Il Kunstmuseum di Basilea espone una collettiva di 120 artisti e 150 opere
Negli ultimi decenni le opere degli artisti di colore hanno iniziato a essere conosciute sia dentro che fuori dai confini del continente africano, e a essere oggetto di maggiore attenzione anche nel panorama artistico internazionale. Tuttavia, nonostante il crescente interesse e l’apprezzamento, l’arte contemporanea africana continua a essere meno nota e accessibile al grande pubblico rispetto all’arte occidentale e anche asiatica, non da ultimo considerata la ridotta possibilità di circolare degli artisti, anche nel loro continente.
Stabilito che l’arte contemporanea definita africana sia un tema trasversale, ovvero la somma di stili e produzioni nazionali del continente, più l’intera produzione degli artisti africani della diaspora, è dunque evidente come non si possa ancora parlare di una sufficiente presenza nei musei. Il Kunstmuseum di Basilea colma ora questa lacuna con When We See Us – Un secolo di pittura figurativa panafricana, un vero e proprio circuito panafricano allestito negli ariosi locali del «Gegenwart», l’edificio in riva al Reno.
Sui quattro piani del museo la mostra raduna oltre 150 opere – per lo più autoritratti e ritratti inediti – di 120 artisti. Si tratta di dipinti figurativi con un loro eloquente messaggio: «Noi siamo così come ci vediamo noi, e non come gli altri ci hanno sinora sempre rappresentato e giudicato». La mostra muove infatti dal punto di vista degli artisti stessi, ovvero da come loro si rappresentano, ritraggono il loro quotidiano e la loro vita (The Birthday Party è il titolo dell’opera di Esiri Erheriene-Essi) e da come hanno vissuto la loro arte. Il titolo della mostra si ispira all’omonima miniserie Netflix (2019) della regista afroamericana Ava Vernay, nella quale si tematizza appunto come i giovani di colore vengano giudicati dai bianchi sempre e soltanto quali potenziali delinquenti, e per conseguenza immediatamente percepiti come una minaccia. Ecco che nel titolo il They (loro) diventa We (noi) proprio a significare il mutamento di prospettiva.
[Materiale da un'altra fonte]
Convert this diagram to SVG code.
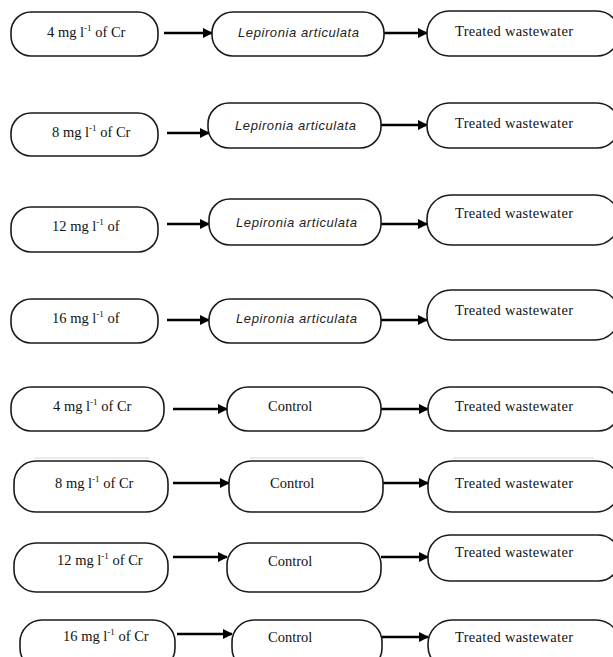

Incessante è il confronto con sé stessi e con gli altri, con la propria origine, la propria terra e le proprie tradizioni, con la migrazione e con i complessi meccanismi geopolitici spesso fonte di equivoci e incomprensioni. Un legittimo desiderio individuale e collettivo di elaborare un passato segnato da soprusi, discriminazioni, violenza e sottomissione, onde privilegiare il presente, sempre all’insegna della speranza di un futuro migliore. Una propria visione che a prescindere da ogni localismo e da appartenenze a diversificate narrazioni particolari, ha permesso agli artisti di ottenere una loro forte identità che è più che legittimo difendere.
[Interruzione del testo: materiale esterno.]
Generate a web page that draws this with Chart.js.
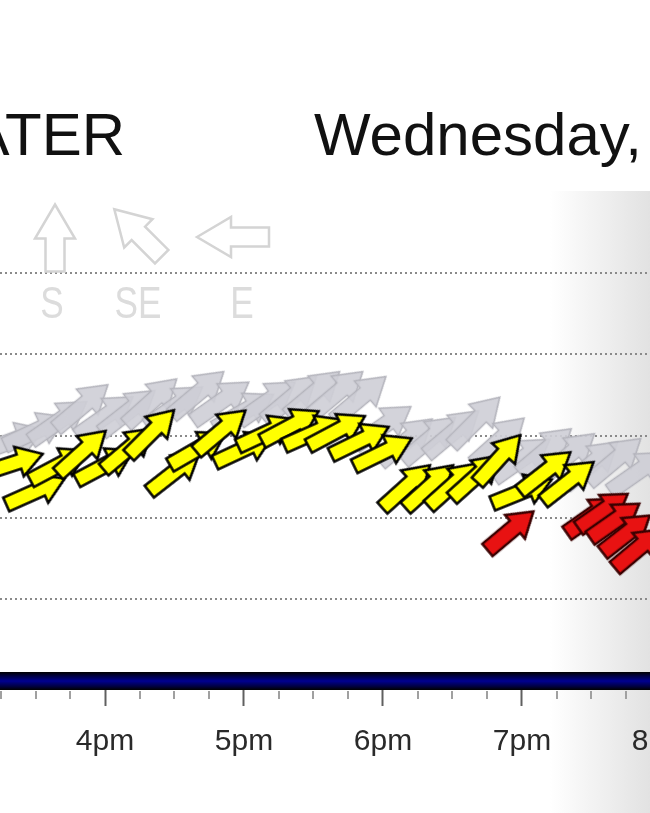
<!DOCTYPE html>
<html>
<head>
<meta charset="utf-8">
<script src="https://cdn.jsdelivr.net/npm/chart.js@4.4.0/dist/chart.umd.min.js"></script>
<style>
  html, body { margin: 0; padding: 0; background: #fff; overflow: hidden; }
  #wrap { position: relative; width: 650px; height: 813px; overflow: hidden; }
  #windChart { position: absolute; left: 0; top: 0; }
  .title { position: absolute; top: 105px; font-family: "Liberation Sans", Arial, sans-serif; font-size: 60px; line-height: 60px; color: #111; white-space: nowrap; }
  #spot { right: 525px; }
  #day { left: 314px; }
</style>
</head>
<body>
<div id="wrap">
  <canvas id="windChart" width="700" height="813"></canvas>
  <div class="title" id="spot">WATER</div>
  <div class="title" id="day">Wednesday,</div>
</div>
<script>
// window of the day on the canvas, in hours (canvas runs a little past the crop)
const xMin = 15.2446;
const xMax = 20.2806;
const visibleWidth = 650;

// forecast (yellow)
const forecastTimes = ['15:20','15:30','15:40','15:50','16:00','16:10','16:20','16:30','16:40','16:50',
                       '17:00','17:10','17:20','17:30','17:40','17:50','18:00','18:10','18:20','18:30',
                       '18:40','18:50','19:00','19:10','19:20'];
const forecastSpeed = [13.3, 11.6, 13.2, 14.0, 13.2, 14.2, 15.2, 12.8, 14.2, 15.3,
                       14.2, 15.2, 15.6, 15.2, 15.3, 14.7, 14.0, 11.9, 11.9, 12.0,
                       12.5, 13.6, 11.6, 12.8, 12.2];
const forecastHeading = [72, 66, 62, 48, 62, 50, 45, 52, 60, 50,
                         65, 65, 62, 66, 62, 64, 64, 48, 48, 48,
                         48, 42, 68, 52, 52];

// gusts (grey)
const gustTimes = ['15:20','15:30','15:40','15:50','16:00','16:10','16:20','16:30','16:40','16:50',
                   '17:00','17:10','17:20','17:30','17:40','17:50','18:00','18:10','18:20','18:30',
                   '18:40','18:50','19:00','19:10','19:20','19:30','19:40','19:50'];
const gustSpeed = [14.7, 15.3, 15.9, 16.8, 16.2, 16.5, 17.1, 16.8, 17.6, 17.1,
                   16.5, 17.1, 17.3, 17.6, 17.6, 17.3, 15.6, 14.7, 14.8, 15.2,
                   15.9, 14.7, 13.6, 14.1, 13.8, 13.3, 13.5, 12.8];
const gustHeading = [70, 65, 55, 50, 55, 52, 48, 55, 50, 55,
                     60, 55, 50, 50, 50, 50, 55, 50, 50, 50,
                     45, 48, 55, 50, 50, 50, 50, 55];

// observed (red)
const observedTimes = ['18:55','19:30','19:35','19:40','19:45','19:50'];
const observedSpeed = [9.2, 10.1, 10.4, 9.8, 9.0, 8.1];
const observedHeading = [50, 55, 55, 55, 52, 50];

const compassLabels = ['S', 'SE', 'E'];
const compassTurn = [0, -45, -90];

function toHours(t) {
    const parts = t.split(':');
    return Number(parts[0]) + Number(parts[1]) / 60;
}

function hourLabel(v) {
    const h = v > 12 ? v - 12 : v;
    return h + (v >= 12 ? 'pm' : 'am');
}

function arrowPath(ctx, len, shaftW, headW, headL) {
    const h = len / 2;
    ctx.beginPath();
    ctx.moveTo(0, -h);
    ctx.lineTo(headW / 2, -h + headL);
    ctx.lineTo(shaftW / 2, -h + headL);
    ctx.lineTo(shaftW / 2, h);
    ctx.lineTo(-shaftW / 2, h);
    ctx.lineTo(-shaftW / 2, -h + headL);
    ctx.lineTo(-headW / 2, -h + headL);
    ctx.closePath();
}

function makeArrow(fill, stroke, lw, len, shaftW, headW, headL) {
    const c = document.createElement('canvas');
    c.width = Math.ceil(headW + lw * 2 + 4);
    c.height = Math.ceil(len + lw * 2 + 4);
    const g = c.getContext('2d');
    g.translate(c.width / 2, c.height / 2);
    arrowPath(g, len, shaftW, headW, headL);
    g.fillStyle = fill;
    g.fill();
    g.lineWidth = lw;
    g.lineJoin = 'miter';
    g.strokeStyle = stroke;
    g.stroke();
    return c;
}

const yellowArrow = makeArrow('#ffff00', '#000000', 2.5, 64, 15, 31, 25);
const greyArrow = makeArrow('rgba(206,206,214,0.9)', '#b4b4bc', 1.5, 68, 16, 34, 27);
const redArrow = makeArrow('#e81212', '#3a0000', 2.5, 60, 16, 31, 24);

function series(times, speeds) {
    return times.map((t, i) => ({ x: toHours(t), y: speeds[i] }));
}

const backdrop = {
    id: 'backdrop',
    beforeDraw(chart) {
        const { ctx, chartArea } = chart;
        const g = ctx.createLinearGradient(visibleWidth - 100, 0, visibleWidth, 0);
        g.addColorStop(0, 'rgba(255,255,255,1)');
        g.addColorStop(1, '#e2e2e2');
        ctx.save();
        ctx.fillStyle = g;
        ctx.fillRect(visibleWidth - 100, chartArea.top, 100, chart.height - chartArea.top);
        ctx.fillStyle = '#e2e2e2';
        ctx.fillRect(visibleWidth, chartArea.top, chart.width - visibleWidth, chart.height - chartArea.top);
        ctx.restore();
    },
    beforeDatasetsDraw(chart) {
        const { ctx, chartArea } = chart;
        const left = chartArea.left;
        const spots = [[55, 238], [138, 233], [233, 237]];
        const textX = [52, 138, 242];
        ctx.save();
        compassLabels.forEach((lab, i) => {
            ctx.save();
            ctx.translate(left + spots[i][0], spots[i][1]);
            ctx.rotate(compassTurn[i] * Math.PI / 180);
            arrowPath(ctx, i === 2 ? 72 : 67, 19, 40, 34);
            ctx.lineWidth = 2.5;
            ctx.strokeStyle = '#d4d4d4';
            ctx.stroke();
            ctx.restore();
            ctx.save();
            ctx.translate(left + textX[i], 318);
            ctx.scale(0.8, 1);
            ctx.fillStyle = '#dcdcdc';
            ctx.font = '44px "Liberation Sans", Arial, sans-serif';
            ctx.textAlign = 'center';
            ctx.textBaseline = 'alphabetic';
            ctx.fillText(lab, 0, 0);
            ctx.restore();
        });
        ctx.restore();
    },
    afterDraw(chart) {
        const { ctx } = chart;
        const xs = chart.scales.x;
        ctx.save();
        ctx.strokeStyle = '#a0a0a0';
        ctx.lineWidth = 2;
        xs.ticks.forEach(t => {
            if (Number.isInteger(t.value)) return;
            const px = Math.round(xs.getPixelForValue(t.value));
            ctx.beginPath();
            ctx.moveTo(px, xs.top + 10);
            ctx.lineTo(px, xs.top + 18);
            ctx.stroke();
        });
        ctx.restore();
    }
};

new Chart(document.getElementById('windChart'), {
    type: 'scatter',
    data: {
        datasets: [
            {
                label: 'Observed',
                data: series(observedTimes, observedSpeed),
                pointStyle: redArrow,
                rotation: c => observedHeading[c.dataIndex],
                pointRadius: 10,
                clip: false
            },
            {
                label: 'Forecast',
                data: series(forecastTimes, forecastSpeed),
                pointStyle: yellowArrow,
                rotation: c => forecastHeading[c.dataIndex],
                pointRadius: 10,
                clip: false
            },
            {
                label: 'Gust',
                data: series(gustTimes, gustSpeed),
                pointStyle: greyArrow,
                rotation: c => gustHeading[c.dataIndex],
                pointRadius: 10,
                clip: false
            }
        ]
    },
    options: {
        responsive: false,
        animation: false,
        events: [],
        layout: { autoPadding: false, padding: { top: 191, left: 0, right: 0, bottom: 0 } },
        plugins: { legend: { display: false }, tooltip: { enabled: false }, title: { display: false } },
        scales: {
            x: {
                type: 'linear',
                min: xMin,
                max: xMax,
                afterFit: s => { s.height = 132; s.paddingLeft = 0; s.paddingRight = 0; },
                grid: {
                    drawOnChartArea: false,
                    tickLength: 25,
                    tickWidth: 2,
                    tickColor: c => Number.isInteger(c.tick && c.tick.value) ? '#606060' : 'rgba(0,0,0,0)'
                },
                border: {
                    display: true,
                    width: 18,
                    color: c => {
                        const ch = c.chart;
                        if (!ch.chartArea) return '#000080';
                        const y = ch.chartArea.bottom;
                        const g = ch.ctx.createLinearGradient(0, y - 9, 0, y + 9);
                        g.addColorStop(0, '#000000');
                        g.addColorStop(0.2, '#00003c');
                        g.addColorStop(0.5, '#000090');
                        g.addColorStop(0.8, '#000040');
                        g.addColorStop(1, '#000000');
                        return g;
                    }
                },
                ticks: {
                    stepSize: 0.25,
                    includeBounds: false,
                    autoSkip: false,
                    maxRotation: 0,
                    padding: 18,
                    color: '#2a2a2a',
                    font: { family: '"Liberation Sans", Arial, sans-serif', size: 30 },
                    callback: v => Number.isInteger(v) ? hourLabel(v) : ''
                }
            },
            y: {
                min: 0,
                max: 30,
                afterFit: s => { s.width = 0; s.paddingTop = 0; s.paddingBottom = 0; },
                ticks: { display: false, stepSize: 5 },
                border: { display: false, dash: [2, 3] },
                grid: {
                    drawTicks: false,
                    lineWidth: 2,
                    color: c => (c.tick.value === 0 || c.tick.value === 30) ? 'rgba(0,0,0,0)' : '#8a8a8a'
                }
            }
        }
    },
    plugins: [backdrop]
});
</script>
</body>
</html>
La mostra è ripresa dallo Zeitz Museum of Contemporary Art Africa di Città del Capo – il più grande museo di arte contemporanea africana – e adattata per il Kunstmuseum con la collaborazione di Anita Haldemann, Maja Wismer e Daniel Kurjakovic, e anche grazie all’aiuto del Centro per Studi africani dell’Università di Basilea. Secondo Koyo Kouoh, direttrice del museo sudafricano e curatrice responsabile, e del suo team, l’intento dell’esposizione è soprattutto quello di mostrare entusiasmo e gioia (la Black Joy) di questi artisti, e lo si è fatto chinandosi soprattutto su opere che consentano di prescindere sia da traumi, violenza, fame e miseria, sia da conflitti armati, colonialismo e post colonialismo. Aspetti ed etichette che non possono e non devono essere la sola chiave di lettura dell’arte africana, e da cui gli artisti contemporanei desiderano giustamente emanciparsi. Anche l’Africa folcloristica, quella dei safari, delle piume e di qualsiasi altro stereotipo sono dunque completamente assenti dalla mostra, per far posto ad aspetti più personali e intimistici.
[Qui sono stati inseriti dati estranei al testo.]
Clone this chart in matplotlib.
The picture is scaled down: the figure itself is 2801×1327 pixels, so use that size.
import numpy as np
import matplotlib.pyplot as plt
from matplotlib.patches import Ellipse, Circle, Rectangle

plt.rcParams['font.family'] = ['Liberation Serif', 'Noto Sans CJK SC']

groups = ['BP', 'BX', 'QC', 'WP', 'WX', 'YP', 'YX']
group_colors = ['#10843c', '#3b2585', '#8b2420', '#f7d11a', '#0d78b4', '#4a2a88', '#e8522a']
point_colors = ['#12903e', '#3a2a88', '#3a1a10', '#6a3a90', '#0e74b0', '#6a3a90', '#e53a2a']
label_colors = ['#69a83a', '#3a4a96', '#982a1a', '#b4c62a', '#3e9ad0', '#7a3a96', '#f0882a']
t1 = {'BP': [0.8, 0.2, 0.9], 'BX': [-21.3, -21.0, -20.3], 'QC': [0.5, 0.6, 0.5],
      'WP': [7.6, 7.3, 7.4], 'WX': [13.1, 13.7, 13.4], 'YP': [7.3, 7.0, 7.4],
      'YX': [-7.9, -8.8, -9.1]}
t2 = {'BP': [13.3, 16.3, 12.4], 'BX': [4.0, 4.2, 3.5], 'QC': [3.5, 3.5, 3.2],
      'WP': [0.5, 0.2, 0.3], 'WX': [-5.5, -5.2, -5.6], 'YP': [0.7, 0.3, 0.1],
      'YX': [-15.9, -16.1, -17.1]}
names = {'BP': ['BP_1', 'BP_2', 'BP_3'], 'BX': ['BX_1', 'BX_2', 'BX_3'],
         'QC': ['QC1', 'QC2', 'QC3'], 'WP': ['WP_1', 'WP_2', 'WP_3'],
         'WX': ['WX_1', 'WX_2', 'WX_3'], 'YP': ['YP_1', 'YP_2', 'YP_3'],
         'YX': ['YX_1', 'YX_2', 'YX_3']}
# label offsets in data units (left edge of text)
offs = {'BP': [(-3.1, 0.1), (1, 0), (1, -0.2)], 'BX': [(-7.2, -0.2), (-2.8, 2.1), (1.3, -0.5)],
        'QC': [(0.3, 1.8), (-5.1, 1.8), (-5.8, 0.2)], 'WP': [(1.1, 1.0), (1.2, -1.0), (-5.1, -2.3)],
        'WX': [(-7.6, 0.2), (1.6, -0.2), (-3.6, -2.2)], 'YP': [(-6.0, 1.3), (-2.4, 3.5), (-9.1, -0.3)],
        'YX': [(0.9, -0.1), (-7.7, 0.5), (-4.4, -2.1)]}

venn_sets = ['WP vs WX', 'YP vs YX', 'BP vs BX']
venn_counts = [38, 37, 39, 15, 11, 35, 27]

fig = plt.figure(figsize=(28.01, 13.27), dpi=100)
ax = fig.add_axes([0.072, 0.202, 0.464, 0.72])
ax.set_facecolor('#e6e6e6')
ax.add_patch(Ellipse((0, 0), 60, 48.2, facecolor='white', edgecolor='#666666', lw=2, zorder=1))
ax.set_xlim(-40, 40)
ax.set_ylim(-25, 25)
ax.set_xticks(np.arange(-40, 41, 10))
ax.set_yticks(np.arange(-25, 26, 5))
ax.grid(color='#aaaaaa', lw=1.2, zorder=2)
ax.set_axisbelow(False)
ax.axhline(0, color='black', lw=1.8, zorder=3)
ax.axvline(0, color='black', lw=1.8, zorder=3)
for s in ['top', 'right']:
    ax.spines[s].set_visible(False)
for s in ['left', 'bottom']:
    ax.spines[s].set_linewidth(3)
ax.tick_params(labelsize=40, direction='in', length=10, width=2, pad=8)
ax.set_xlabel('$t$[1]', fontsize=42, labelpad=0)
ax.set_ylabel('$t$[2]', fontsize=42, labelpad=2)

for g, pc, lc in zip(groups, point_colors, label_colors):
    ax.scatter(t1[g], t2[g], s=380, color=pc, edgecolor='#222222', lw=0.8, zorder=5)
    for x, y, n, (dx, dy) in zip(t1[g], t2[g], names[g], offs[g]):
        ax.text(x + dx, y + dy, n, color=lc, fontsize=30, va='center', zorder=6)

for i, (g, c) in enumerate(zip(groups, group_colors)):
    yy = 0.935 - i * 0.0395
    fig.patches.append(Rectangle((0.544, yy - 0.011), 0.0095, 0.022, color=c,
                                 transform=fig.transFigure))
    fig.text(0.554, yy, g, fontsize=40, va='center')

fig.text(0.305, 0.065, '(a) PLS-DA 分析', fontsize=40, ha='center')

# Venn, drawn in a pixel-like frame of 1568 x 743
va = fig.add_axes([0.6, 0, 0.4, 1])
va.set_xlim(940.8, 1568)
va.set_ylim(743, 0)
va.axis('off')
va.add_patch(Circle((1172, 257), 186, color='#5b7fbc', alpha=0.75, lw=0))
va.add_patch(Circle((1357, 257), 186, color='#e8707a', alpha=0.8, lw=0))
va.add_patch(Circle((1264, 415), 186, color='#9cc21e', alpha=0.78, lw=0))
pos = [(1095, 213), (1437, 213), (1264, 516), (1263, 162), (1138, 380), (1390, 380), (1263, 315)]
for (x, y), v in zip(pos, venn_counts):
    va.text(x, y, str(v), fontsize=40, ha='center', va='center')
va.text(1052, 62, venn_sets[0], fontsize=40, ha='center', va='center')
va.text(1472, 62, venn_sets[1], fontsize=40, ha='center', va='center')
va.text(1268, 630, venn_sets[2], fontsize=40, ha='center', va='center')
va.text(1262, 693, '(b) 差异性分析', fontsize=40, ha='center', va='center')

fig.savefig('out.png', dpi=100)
I lavori sono raggruppati in sei diversi settori e non seguono un filo cronologico né geografico: «Il Quotidiano», «Gioia e allegria», «Riposo», «Trionfo e emancipazione» «Sensualità», «Spiritualità».
Ci piace ricordare in particolare le opere presenti nel settore «Spiritualità», eloquente testimonianza di una spiritualità profondamente vissuta: per esempio lo straordinario The Dumb Oracle (2019) di Michael Armitage. Accompagnano l’interessante rassegna di Basilea, concerti, serate di letteratura, workshop, visite guidate, un bel catalogo e un’esaustiva audioguida.